REQUIREMENTS
Give the listing again character for character, but drop the images.

COLLECTED DATA
»»
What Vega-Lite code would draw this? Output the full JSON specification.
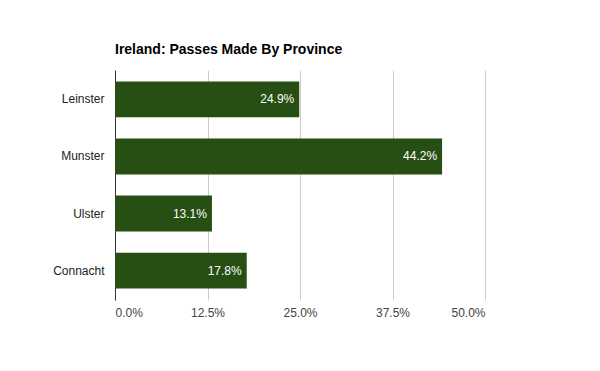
{
  "$schema": "https://vega.github.io/schema/vega-lite/v6.json",
  "width": 370,
  "height": 230,
  "autosize": {"type": "none"},
  "padding": {"left": 115, "top": 70, "right": 115, "bottom": 71},
  "background": "white",
  "title": {"text": "Ireland: Passes Made By Province", "anchor": "start", "frame": "group", "font": "Liberation Sans", "fontSize": 14, "fontWeight": "bold", "color": "#000000", "offset": 13},
  "config": {"view": {"stroke": null}, "font": "Liberation Sans"},
  "data": {"values": [
    {"province": "Leinster", "share": 0.249},
    {"province": "Munster", "share": 0.442},
    {"province": "Ulster", "share": 0.131},
    {"province": "Connacht", "share": 0.178}
  ]},
  "encoding": {
    "y": {"field": "province", "type": "nominal", "sort": null, "title": null,
      "scale": {"paddingInner": 0.37, "paddingOuter": 0.2},
      "axis": {"domain": true, "domainColor": "#333333", "ticks": false, "labelPadding": 11, "labelFont": "Liberation Sans", "labelFontSize": 12, "labelColor": "#222222", "grid": false}},
    "x": {"field": "share", "type": "quantitative", "title": null,
      "scale": {"domain": [0, 0.5], "nice": false},
      "axis": {"values": [0, 0.125, 0.25, 0.375, 0.5], "format": ".1%", "domain": false, "ticks": false, "grid": true, "gridColor": "#cccccc", "labelPadding": 7, "labelFont": "Liberation Sans", "labelFontSize": 12, "labelColor": "#444444"}}
  },
  "layer": [
    {"mark": {"type": "bar", "color": "#274e13"}},
    {"mark": {"type": "text", "align": "right", "dx": -5, "color": "white", "font": "Liberation Sans", "fontSize": 12},
     "encoding": {"text": {"field": "share", "type": "quantitative", "format": ".1%"}}},
    {"mark": {"type": "rule", "color": "#333333"}, "encoding": {"x": {"datum": 0}}, "data": {"values": [{}]}}
  ]
}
««
SOLUTION
What Vega-Lite code would draw this? Output the full JSON specification.
{
  "$schema": "https://vega.github.io/schema/vega-lite/v6.json",
  "width": 370,
  "height": 230,
  "autosize": {"type": "none"},
  "padding": {"left": 115, "top": 70, "right": 115, "bottom": 71},
  "background": "white",
  "title": {"text": "Ireland: Passes Made By Province", "anchor": "start", "frame": "group", "font": "Liberation Sans", "fontSize": 14, "fontWeight": "bold", "color": "#000000", "offset": 13},
  "config": {"view": {"stroke": null}, "font": "Liberation Sans"},
  "data": {"values": [
    {"province": "Leinster", "share": 0.249},
    {"province": "Munster", "share": 0.442},
    {"province": "Ulster", "share": 0.131},
    {"province": "Connacht", "share": 0.178}
  ]},
  "encoding": {
    "y": {"field": "province", "type": "nominal", "sort": null, "title": null,
      "scale": {"paddingInner": 0.37, "paddingOuter": 0.2},
      "axis": {"domain": true, "domainColor": "#333333", "ticks": false, "labelPadding": 11, "labelFont": "Liberation Sans", "labelFontSize": 12, "labelColor": "#222222", "grid": false}},
    "x": {"field": "share", "type": "quantitative", "title": null,
      "scale": {"domain": [0, 0.5], "nice": false},
      "axis": {"values": [0, 0.125, 0.25, 0.375, 0.5], "format": ".1%", "domain": false, "ticks": false, "grid": true, "gridColor": "#cccccc", "labelPadding": 7, "labelFont": "Liberation Sans", "labelFontSize": 12, "labelColor": "#444444"}}
  },
  "layer": [
    {"mark": {"type": "bar", "color": "#274e13"}},
    {"mark": {"type": "text", "align": "right", "dx": -5, "color": "white", "font": "Liberation Sans", "fontSize": 12},
     "encoding": {"text": {"field": "share", "type": "quantitative", "format": ".1%"}}},
    {"mark": {"type": "rule", "color": "#333333"}, "encoding": {"x": {"datum": 0}}, "data": {"values": [{}]}}
  ]
}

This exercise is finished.